• _WHAT IS ASKED_
Please quote exactly the lines below from the line containing "Write the Bokeh code for this chart." to the line containing "W, H = 603, 372", both lines included, and nothing else.

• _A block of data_

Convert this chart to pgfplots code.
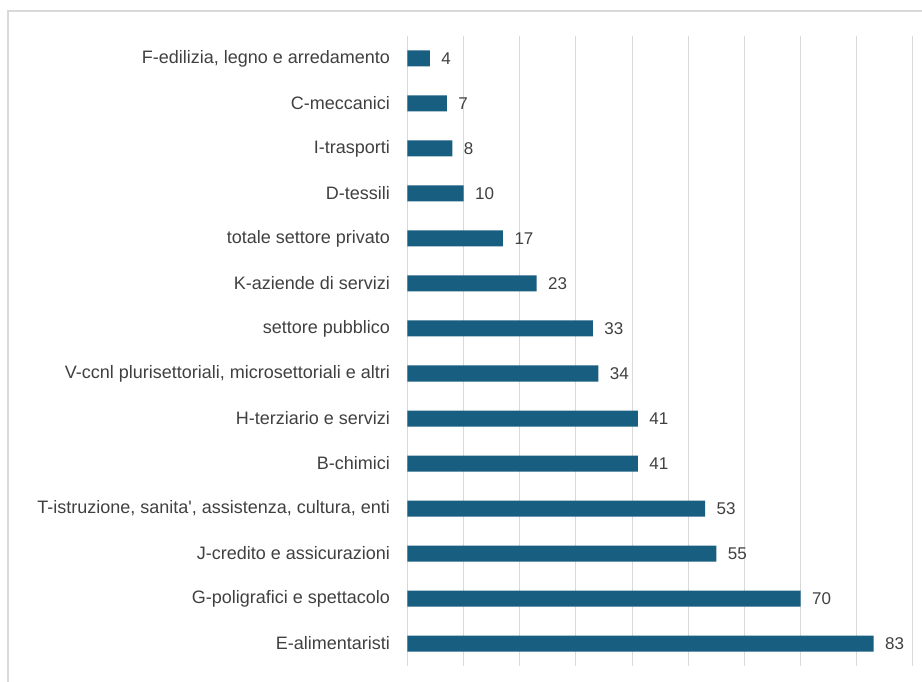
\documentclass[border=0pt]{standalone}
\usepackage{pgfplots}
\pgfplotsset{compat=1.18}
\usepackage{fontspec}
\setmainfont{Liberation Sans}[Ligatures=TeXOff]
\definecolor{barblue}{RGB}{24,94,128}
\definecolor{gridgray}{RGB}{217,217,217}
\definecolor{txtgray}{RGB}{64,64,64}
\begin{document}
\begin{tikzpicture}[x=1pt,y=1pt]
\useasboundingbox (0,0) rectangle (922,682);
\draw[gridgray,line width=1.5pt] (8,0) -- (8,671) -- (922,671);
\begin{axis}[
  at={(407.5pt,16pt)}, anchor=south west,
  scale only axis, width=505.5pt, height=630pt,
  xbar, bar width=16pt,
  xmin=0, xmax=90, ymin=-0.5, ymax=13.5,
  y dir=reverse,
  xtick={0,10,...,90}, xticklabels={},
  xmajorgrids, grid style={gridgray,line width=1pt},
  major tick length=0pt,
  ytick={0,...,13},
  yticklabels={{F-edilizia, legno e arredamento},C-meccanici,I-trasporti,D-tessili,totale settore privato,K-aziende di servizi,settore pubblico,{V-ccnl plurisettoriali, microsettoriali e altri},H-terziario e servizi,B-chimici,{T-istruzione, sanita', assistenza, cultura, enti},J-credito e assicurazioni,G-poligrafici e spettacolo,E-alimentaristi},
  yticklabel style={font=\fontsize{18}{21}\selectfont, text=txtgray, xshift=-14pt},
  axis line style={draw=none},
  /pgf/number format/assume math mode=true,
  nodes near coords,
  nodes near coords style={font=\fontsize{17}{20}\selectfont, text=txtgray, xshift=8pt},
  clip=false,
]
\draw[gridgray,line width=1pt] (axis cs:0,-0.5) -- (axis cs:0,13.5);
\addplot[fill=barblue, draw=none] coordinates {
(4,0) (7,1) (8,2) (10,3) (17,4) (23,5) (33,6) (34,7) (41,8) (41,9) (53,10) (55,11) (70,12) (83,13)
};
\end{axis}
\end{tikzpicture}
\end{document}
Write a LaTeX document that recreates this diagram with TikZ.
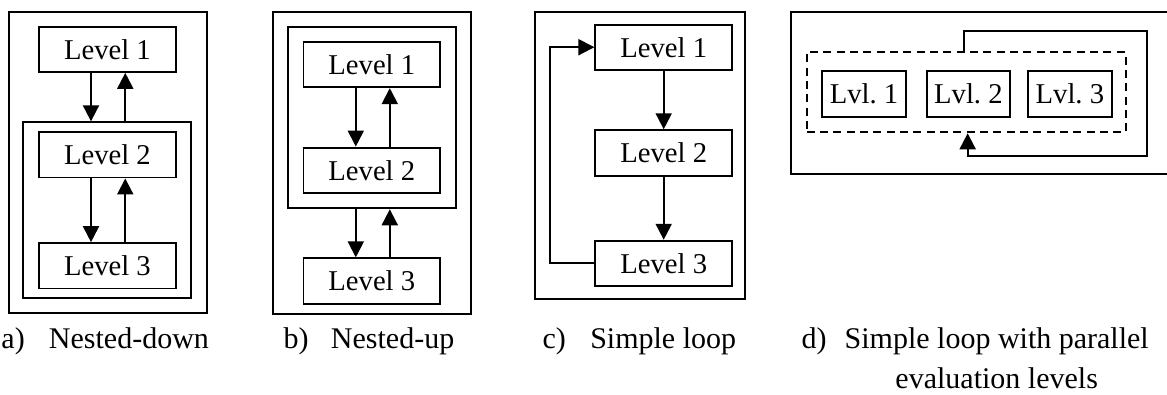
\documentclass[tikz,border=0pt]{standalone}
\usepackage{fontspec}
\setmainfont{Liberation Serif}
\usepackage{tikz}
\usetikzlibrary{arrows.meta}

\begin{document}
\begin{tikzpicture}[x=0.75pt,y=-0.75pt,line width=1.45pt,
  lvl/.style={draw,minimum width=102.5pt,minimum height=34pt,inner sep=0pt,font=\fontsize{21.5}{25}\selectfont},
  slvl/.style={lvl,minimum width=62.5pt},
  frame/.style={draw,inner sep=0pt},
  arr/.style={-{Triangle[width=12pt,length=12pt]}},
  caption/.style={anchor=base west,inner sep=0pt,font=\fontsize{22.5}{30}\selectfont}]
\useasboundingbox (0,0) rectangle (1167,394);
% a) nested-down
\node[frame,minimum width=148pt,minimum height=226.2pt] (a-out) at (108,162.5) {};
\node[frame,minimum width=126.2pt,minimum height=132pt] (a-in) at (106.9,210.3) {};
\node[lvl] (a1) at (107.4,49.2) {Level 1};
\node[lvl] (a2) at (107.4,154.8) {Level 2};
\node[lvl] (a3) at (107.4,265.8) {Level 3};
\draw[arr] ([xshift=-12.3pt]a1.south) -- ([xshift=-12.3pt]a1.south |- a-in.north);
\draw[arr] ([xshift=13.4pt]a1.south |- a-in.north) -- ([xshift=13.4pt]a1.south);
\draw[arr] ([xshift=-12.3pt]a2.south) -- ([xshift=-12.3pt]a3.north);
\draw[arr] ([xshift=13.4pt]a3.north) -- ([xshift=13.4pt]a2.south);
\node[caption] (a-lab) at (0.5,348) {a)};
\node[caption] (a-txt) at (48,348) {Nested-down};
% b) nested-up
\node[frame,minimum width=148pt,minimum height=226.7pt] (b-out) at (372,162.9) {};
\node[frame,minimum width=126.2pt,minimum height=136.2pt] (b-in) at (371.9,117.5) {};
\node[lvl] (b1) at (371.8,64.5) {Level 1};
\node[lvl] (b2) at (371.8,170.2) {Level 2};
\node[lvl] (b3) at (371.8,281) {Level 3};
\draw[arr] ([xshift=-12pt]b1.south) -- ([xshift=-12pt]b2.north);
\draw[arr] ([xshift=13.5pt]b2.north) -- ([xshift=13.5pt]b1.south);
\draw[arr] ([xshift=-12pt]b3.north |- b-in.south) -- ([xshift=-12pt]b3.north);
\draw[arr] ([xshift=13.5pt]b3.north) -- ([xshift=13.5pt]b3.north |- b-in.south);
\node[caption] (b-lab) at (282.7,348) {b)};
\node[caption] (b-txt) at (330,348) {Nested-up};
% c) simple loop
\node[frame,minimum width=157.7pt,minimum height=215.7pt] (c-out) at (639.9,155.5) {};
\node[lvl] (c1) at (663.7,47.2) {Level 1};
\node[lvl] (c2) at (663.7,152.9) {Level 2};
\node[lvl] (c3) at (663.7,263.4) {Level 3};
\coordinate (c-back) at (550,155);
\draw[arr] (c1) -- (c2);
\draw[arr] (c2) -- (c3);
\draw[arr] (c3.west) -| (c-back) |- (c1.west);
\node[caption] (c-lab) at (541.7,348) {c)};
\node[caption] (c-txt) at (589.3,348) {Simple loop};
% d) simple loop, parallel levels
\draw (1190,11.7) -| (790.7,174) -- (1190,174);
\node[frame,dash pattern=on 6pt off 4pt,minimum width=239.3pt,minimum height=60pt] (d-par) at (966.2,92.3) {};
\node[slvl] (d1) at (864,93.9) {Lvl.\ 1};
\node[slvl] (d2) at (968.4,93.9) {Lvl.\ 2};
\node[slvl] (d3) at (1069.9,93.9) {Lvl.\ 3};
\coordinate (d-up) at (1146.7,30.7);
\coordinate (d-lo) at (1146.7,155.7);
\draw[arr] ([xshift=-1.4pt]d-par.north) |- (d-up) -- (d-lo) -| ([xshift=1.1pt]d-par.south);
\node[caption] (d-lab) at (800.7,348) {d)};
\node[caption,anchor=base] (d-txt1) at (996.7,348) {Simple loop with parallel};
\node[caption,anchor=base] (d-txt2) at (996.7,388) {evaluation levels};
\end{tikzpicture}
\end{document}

...

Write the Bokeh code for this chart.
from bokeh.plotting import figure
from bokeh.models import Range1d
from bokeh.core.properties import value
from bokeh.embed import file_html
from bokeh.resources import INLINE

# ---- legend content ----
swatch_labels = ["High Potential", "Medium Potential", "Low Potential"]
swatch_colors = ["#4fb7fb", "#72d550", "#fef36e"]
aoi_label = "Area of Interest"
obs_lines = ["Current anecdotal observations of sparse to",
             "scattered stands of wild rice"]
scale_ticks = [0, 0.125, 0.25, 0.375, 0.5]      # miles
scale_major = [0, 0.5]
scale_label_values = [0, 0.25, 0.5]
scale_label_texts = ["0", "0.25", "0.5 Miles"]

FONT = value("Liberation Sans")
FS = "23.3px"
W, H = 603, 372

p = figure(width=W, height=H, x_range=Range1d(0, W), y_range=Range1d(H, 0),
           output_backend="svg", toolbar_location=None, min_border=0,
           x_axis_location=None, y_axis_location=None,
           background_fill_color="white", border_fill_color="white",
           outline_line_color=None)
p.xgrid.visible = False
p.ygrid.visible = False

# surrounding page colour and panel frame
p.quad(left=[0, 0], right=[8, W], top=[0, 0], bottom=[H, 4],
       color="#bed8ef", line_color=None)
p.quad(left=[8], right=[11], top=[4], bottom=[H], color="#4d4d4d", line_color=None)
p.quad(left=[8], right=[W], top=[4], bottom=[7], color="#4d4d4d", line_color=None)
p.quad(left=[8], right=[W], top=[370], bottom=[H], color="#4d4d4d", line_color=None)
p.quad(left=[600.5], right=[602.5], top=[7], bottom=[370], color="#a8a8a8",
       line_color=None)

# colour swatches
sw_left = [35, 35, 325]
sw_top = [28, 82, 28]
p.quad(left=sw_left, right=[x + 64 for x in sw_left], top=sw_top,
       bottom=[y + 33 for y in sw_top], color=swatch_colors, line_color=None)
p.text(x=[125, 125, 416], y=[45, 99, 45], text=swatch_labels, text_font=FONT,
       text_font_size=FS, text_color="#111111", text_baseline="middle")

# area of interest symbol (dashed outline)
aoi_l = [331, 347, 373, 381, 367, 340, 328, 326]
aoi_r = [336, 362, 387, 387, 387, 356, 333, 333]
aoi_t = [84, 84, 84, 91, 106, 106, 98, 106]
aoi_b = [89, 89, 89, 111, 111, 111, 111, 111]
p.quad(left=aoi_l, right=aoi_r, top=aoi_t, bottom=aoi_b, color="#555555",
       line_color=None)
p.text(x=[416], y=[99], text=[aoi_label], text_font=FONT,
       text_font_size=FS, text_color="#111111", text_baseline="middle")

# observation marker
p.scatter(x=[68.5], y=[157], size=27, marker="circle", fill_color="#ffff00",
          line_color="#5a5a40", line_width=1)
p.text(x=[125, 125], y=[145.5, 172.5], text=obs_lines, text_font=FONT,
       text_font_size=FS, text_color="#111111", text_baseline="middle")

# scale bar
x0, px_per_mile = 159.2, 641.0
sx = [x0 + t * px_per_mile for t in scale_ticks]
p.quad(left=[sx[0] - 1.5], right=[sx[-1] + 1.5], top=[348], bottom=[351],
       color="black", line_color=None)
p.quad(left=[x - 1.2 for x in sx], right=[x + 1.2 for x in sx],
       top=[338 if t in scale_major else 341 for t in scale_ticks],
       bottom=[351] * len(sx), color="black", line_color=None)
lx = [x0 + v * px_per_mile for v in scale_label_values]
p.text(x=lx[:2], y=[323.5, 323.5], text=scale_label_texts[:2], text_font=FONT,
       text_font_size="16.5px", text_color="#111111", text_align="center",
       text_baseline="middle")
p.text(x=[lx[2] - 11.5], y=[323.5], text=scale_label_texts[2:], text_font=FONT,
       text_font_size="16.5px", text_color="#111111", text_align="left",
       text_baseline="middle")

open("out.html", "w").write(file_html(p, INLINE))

• _WRITTEN RESPONSE_
Write the Bokeh code for this chart.
from bokeh.plotting import figure
from bokeh.models import Range1d
from bokeh.core.properties import value
from bokeh.embed import file_html
from bokeh.resources import INLINE

# ---- legend content ----
swatch_labels = ["High Potential", "Medium Potential", "Low Potential"]
swatch_colors = ["#4fb7fb", "#72d550", "#fef36e"]
aoi_label = "Area of Interest"
obs_lines = ["Current anecdotal observations of sparse to",
             "scattered stands of wild rice"]
scale_ticks = [0, 0.125, 0.25, 0.375, 0.5]      # miles
scale_major = [0, 0.5]
scale_label_values = [0, 0.25, 0.5]
scale_label_texts = ["0", "0.25", "0.5 Miles"]

FONT = value("Liberation Sans")
FS = "23.3px"
W, H = 603, 372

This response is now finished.